Alaska Permanent Fund has been fielding spin-out offers for its alternatives team, documents from the $65 billion investor’s Wednesday board of trustees meeting show. Potential strategic partners have made “unsolicited proposals” to partially outsource and invest in the sovereign fund’s alts unit, which includes its PE, private credit and infrastructure exposure. Such offers have neither been pursued nor explored, Alaska noted. Yet from the look of the board papers, the alts team (which has a stellar record) certainly sees the appeal of a partial spin-out. We’ll be following this story closely – more to come.
‘Nobody seems to be using modified IRR’
We love getting feedback. Last week’s Friday Letter delved into the unctious topic of private equity performance and happily readers shared their thoughts. We argued that unless there were a definitive, reliable, transparent benchmark for industry-wide performance, the industry would be vulnerable to accusations – such as those in the Financial Times – that it had sold investors short. Here’s some of the assorted feedback:
From a US public pension official
“Enjoyed your letter. An interesting follow-up would be to see how this lack of transparency informs GP claims to be top-quartile performers, which in turn drives LPs that try to satisfy their investment policies to only invest with the ‘best performing’ GPs … Some of the LP desperation over getting into these funds is surely driven by the circumstances you described.”
From the president of a European asset manager (real estate)
“One thing that surprises me about all those comparisons between PE and public market returns is that it is never clear if the methodologies are really comparable. I suspect they are not, and by a wide margin. The beauty (the untold magic?) of the PE industry lies in the fact that its returns are computed when capital is called. Given the enormous dry powder over the years, I guess that these funds are probably half to two-thirds invested over the period of return computation, while I am sure public markets benchmarks are used as if you were invested from day one. Such comparisons then do not really stand, unless you would apply cash returns (or an average portfolio return, to be kinder) for the period where full capital is not called. I fear the 300 bps return advantage from PE may just evaporate if you were to do that. On that basis, probably only the top performers would still show outperformance.”
From a senior risk manager at a North American endowment
“Nobody seems to be using “modified IRR” which we should be.
“I love this one: ‘The smartest investors in the world know exactly how many dollars they have given us and how many they have got back. And those investors are hungry for more private equity exposure.’ Multiples without a timeframe are as meaningless as IRRs. So you made two times your money? Yay!! But it was over 10 years? Hmm, not so ‘yay’.
“The most troubling aspect is that investors do not know how to measure the performance of their private assets portfolios. They use either modified Dietz or IRR, both of which have significant issues, I haven’t come across one that uses ‘modified IRR’. How can they know if they are really performing better? This perhaps gives some credit to AQR’s note, which stated that the lower realised volume is a key attraction.”

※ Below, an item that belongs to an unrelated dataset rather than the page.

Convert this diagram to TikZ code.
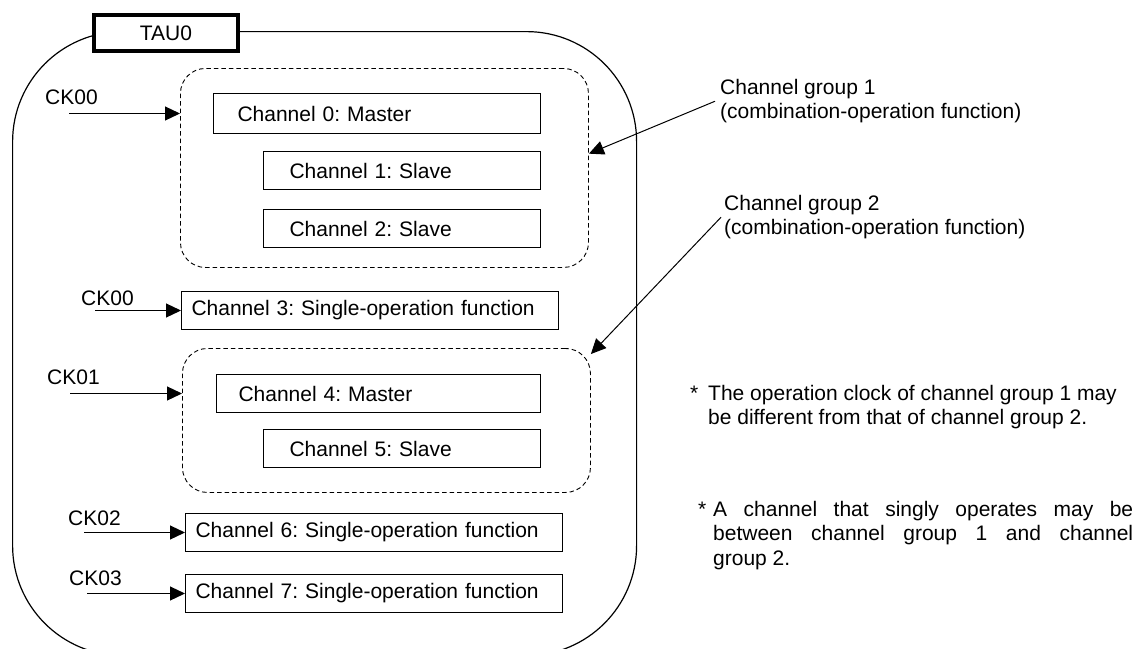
\documentclass[tikz,border=0pt]{standalone}
\usepackage{fontspec}
\setmainfont{Liberation Sans}
\usepackage{tikz}
\usetikzlibrary{arrows.meta}
\newcommand{\LabelFont}{\fontsize{21}{24.5}\selectfont\frenchspacing}
\hyphenpenalty=10000
\exhyphenpenalty=10000
\tolerance=10000

\begin{document}
\begin{tikzpicture}[x=1pt,y=-1pt,font=\LabelFont,
    chbox/.style={draw,line width=1pt,anchor=north west,align=left,inner ysep=0pt},
    grpbox/.style={draw,dash pattern=on 4.5pt off 3pt,line width=0.9pt,rounded corners=25pt,anchor=north west,inner sep=0pt},
    clk/.style={-{Triangle[length=15pt,width=14pt]},line width=1.2pt},
    lbl/.style={inner sep=0pt}]
          \path[use as bounding box] (0,0) rectangle (1137,648);
          \clip (0,0) rectangle (1137,648);
          % unit frame
          \node[draw,line width=1.2pt,rounded corners=110pt,minimum width=624pt,minimum height=624pt,anchor=north west,inner sep=0pt] (tau) at (12,31) {};
          \node[draw,line width=3.4pt,fill=white,minimum width=144pt,minimum height=36pt,inner sep=0pt] (tauname) at (166,33) {TAU0};
          % channel groups
          \node[grpbox,minimum width=408pt,minimum height=199pt] (grp1) at (180,68) {};
          \node[grpbox,minimum width=408pt,minimum height=144pt] (grp2) at (182,348) {};
          \node[chbox,text width=279pt,inner xsep=24pt,minimum height=40pt] (ch0) at (213,93) {Channel 0: Master};
          \node[chbox,text width=225pt,inner xsep=26pt,minimum height=38pt] (ch1) at (263,151) {Channel 1: Slave};
          \node[chbox,text width=225pt,inner xsep=26pt,minimum height=38pt] (ch2) at (263,209) {Channel 2: Slave};
          \node[chbox,text width=357pt,inner xsep=10pt,minimum height=38pt] (ch3) at (181,291) {Channel 3: Single-operation function};
          \node[chbox,text width=280pt,inner xsep=22pt,minimum height=38pt] (ch4) at (216,374) {Channel 4: Master};
          \node[chbox,text width=225pt,inner xsep=26pt,minimum height=38pt] (ch5) at (263,429) {Channel 5: Slave};
          \node[chbox,text width=357pt,inner xsep=10pt,minimum height=38pt] (ch6) at (185,513) {Channel 6: Single-operation function};
          \node[chbox,text width=357pt,inner xsep=10pt,minimum height=38pt] (ch7) at (185,574) {Channel 7: Single-operation function};
          % operation clocks
          \node[lbl,anchor=base west] (ck00a) at (45,104) {CK00};
          \node[lbl,anchor=base west] (ck00b) at (81,305) {CK00};
          \node[lbl,anchor=base west] (ck01) at (47,384) {CK01};
          \node[lbl,anchor=base west] (ck02) at (68,525) {CK02};
          \node[lbl,anchor=base west] (ck03) at (69,585) {CK03};
          \draw[clk] (ch0.west -| 69,0) -- (ch0.west -| grp1.west);
          \draw[clk] (ch4.west -| 70,0) -- (ch4.west -| grp2.west);
          \foreach \ch/\x in {ch3/95,ch6/84,ch7/87}
            \draw[clk] (\ch.west -| \x,0) -- (\ch.west);
          % call-outs
          \node[lbl,anchor=north west,align=left] (grp1lbl) at (720,79) {Channel group 1\\(combination-operation function)};
          \node[lbl,anchor=north west,align=left] (grp2lbl) at (724,195) {Channel group 2\\(combination-operation function)};
          \draw[clk,line width=1pt] ([xshift=-5pt]grp1lbl.west) -- (grp1.4);
          \draw[clk,line width=1pt] ([xshift=-3pt]grp2lbl.west) -- (grp2.18);
          \node[lbl,anchor=north west,align=left] (note1) at (708,385) {\llap{*\hspace{10pt}}The operation clock of channel group 1 may\\be different from that of channel group 2.};
          \node[lbl,anchor=north west,text width=420pt,align=justify] (note2) at (713,501) {\llap{*\hspace{7pt}}A channel that singly operates may be between channel group 1 and channel\linebreak group 2.};
        \end{tikzpicture}
\end{document}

Any thoughts on the above? Email me: firstname.lastname@example.org.
OMERS switches PE leadership
Mark Redman is stepping down as global head of private equity at Ontario Municipal Employees Retirement System on 31 March. He’s being replaced by Michael Graham, head of the pension’s North American private equity programme since 2013. Redman “made a personal decision to leave” the C$97 billion ($73 billion; €69 billion) pension plan, per a statement. No indications yet on what the “new challenge” he speaks of in the statement might be. In the 10-plus years he has been at OMERS (including five in his current role) private equity has increased from around 8 percent of the pension’s total assets to almost 15 percent. In an in-depth interview with us in 2015, Redman described OMERS as “in the vanguard of direct investing for Canadian pension funds” and spoke of an aim to move to “north of 90 percent” invested directly by the end of 2020. Today, 85 percent of the private equity programme is invested directly.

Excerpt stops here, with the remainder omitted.